China’s banking sector is a confusing mishmash of institutions. The biggest state lenders are, if company filings are to be believed, well-run outfits with low NPLs. But as banks decrease in size, so do quality levels – of assets, management and oversight.

Shengjing Bank is just one of the country’s 125 city commercial banks, a group that accounted for 16% of all industry assets at the end of 2022. Many are unlisted. And while most are local outfits, a few – Shengjing included – operate across multiple provinces.

Analysts have long fretted about the general quality of this sprawling group’s asset base, not to mention thousands of even smaller urban and rural credit cooperatives.

The plight of parts of the banking sector, exacerbated by a deteriorating economic picture, may make Shengjing’s bailout the first of many, analysts warn

Occasionally, a firm’s problems are so endemic that Beijing is forced to act. In August 2020, Baoshang Bank, an Inner Mongolia-based lender once controlled by the privately run conglomerate Tomorrow Group, filed for bankruptcy. For years, Tomorrow’s owner, the jailed tycoon Xiao Jianhua, in effect treated Baoshang as his in-house bank.

The plight of parts of the banking sector, exacerbated by a deteriorating economic picture, may make Shengjing’s bailout the first of many, analysts warn.

“[L]ocal AMCs are taking on a larger role in resolving China’s non-performing assets as the country’s slowing economy and persisting property-sector downturn push small regional banks to step up their [NPL] disposal efforts,” Fitch warns.

Ironically, Shengjing has historic links to Evergrande, the firm whose travails encapsulate the dire state of the onshore property space. On Monday, a Hong Kong judge gave the world’s most-indebted developer until December 4 to resolve its towering debt crisis or face liquidation.

In 2016, Evergrande took a 17.28% stake in Shengjing – rising to 36.4% three years later – in return for taking on Rmb50 billion of the lender’s troubled assets. It sold its remaining stake in the bank in September 2022.

Pilot

So where do we go from here? More bailouts are surely the direction of travel.
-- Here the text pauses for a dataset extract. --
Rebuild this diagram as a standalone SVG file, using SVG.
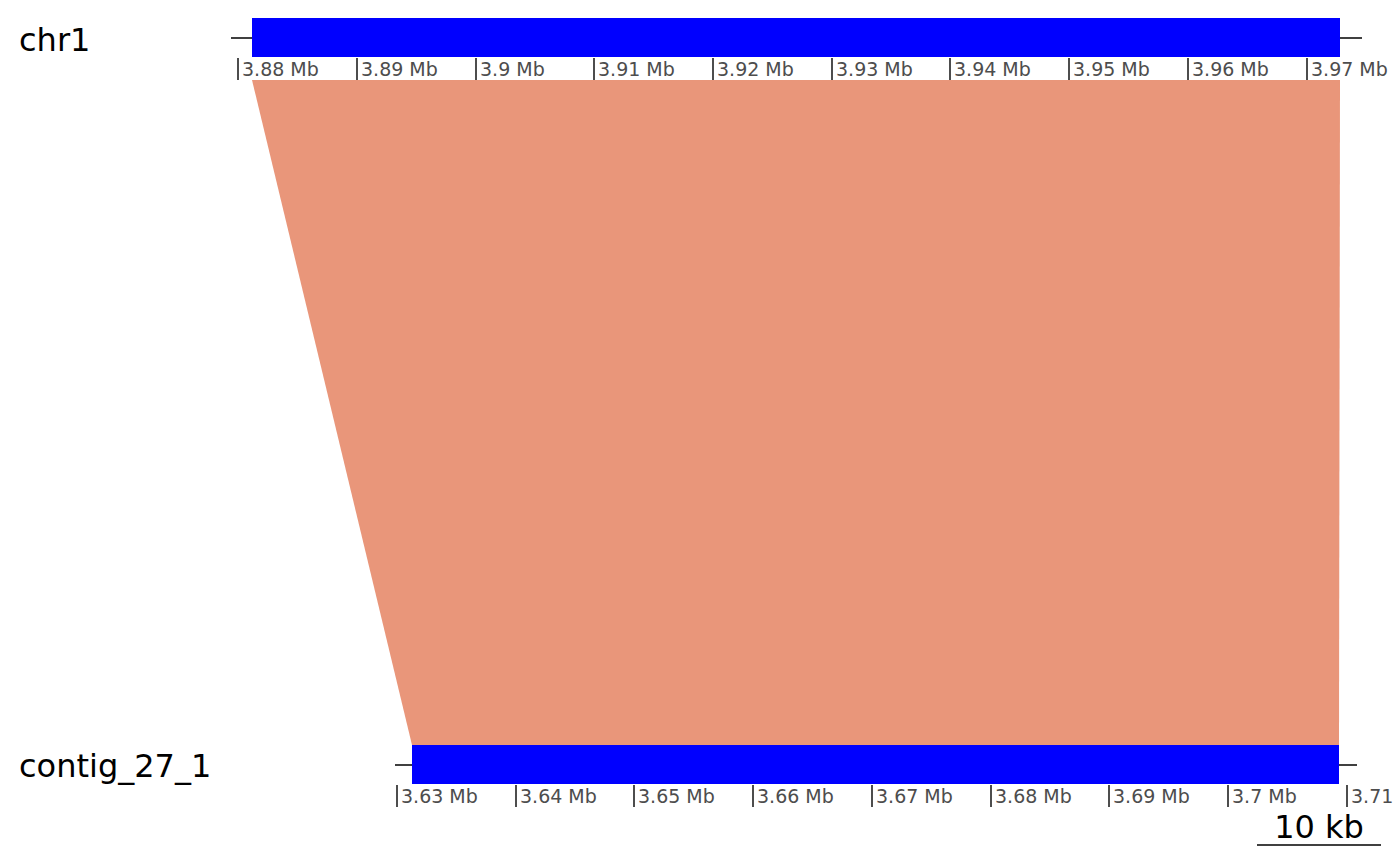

Beijing loves to test-run a pilot project before unveiling it on the national stage, and if it works, the Liaoning-Shengjing Bank model may be used more widely.

The purchase price of the portfolio of assets is, Fitch notes, only 4% lower than its book value of Rmb183.7 million – a number that includes Rmb154.4 billion in principal and Rmb29.3 billion in accrued interest, according to bank disclosures.

This is suggestive of three things.

First, that Liaoning Asset almost certainly overpaid. Shengjing Bank’s official NPL ratio of 3.17%, as of the end of June 2023, is likely a substantial under-sell. Mainland analysts put the real level as high as 20%.

Second, that in value terms, future bailouts of this kind will tilt greatly in the seller’s favour. Local AMCs, notes Fitch, “could face pressure to acquire bad debt at prices that make it challenging to earn a commercial return, as may be seen in this case”.

Finally, it offers a partial insight into the true state of China’s smaller regional lenders. The relative size of the disposed assets – Liaoning Asset bought about 17% of Shengjing’s assets – may be a sign of “mounting pressure at some weaker banks”, the ratings agency adds.

In China’s mysterious and impenetrable banking sector, where so little makes sense, it is smoke and mirrors all the way.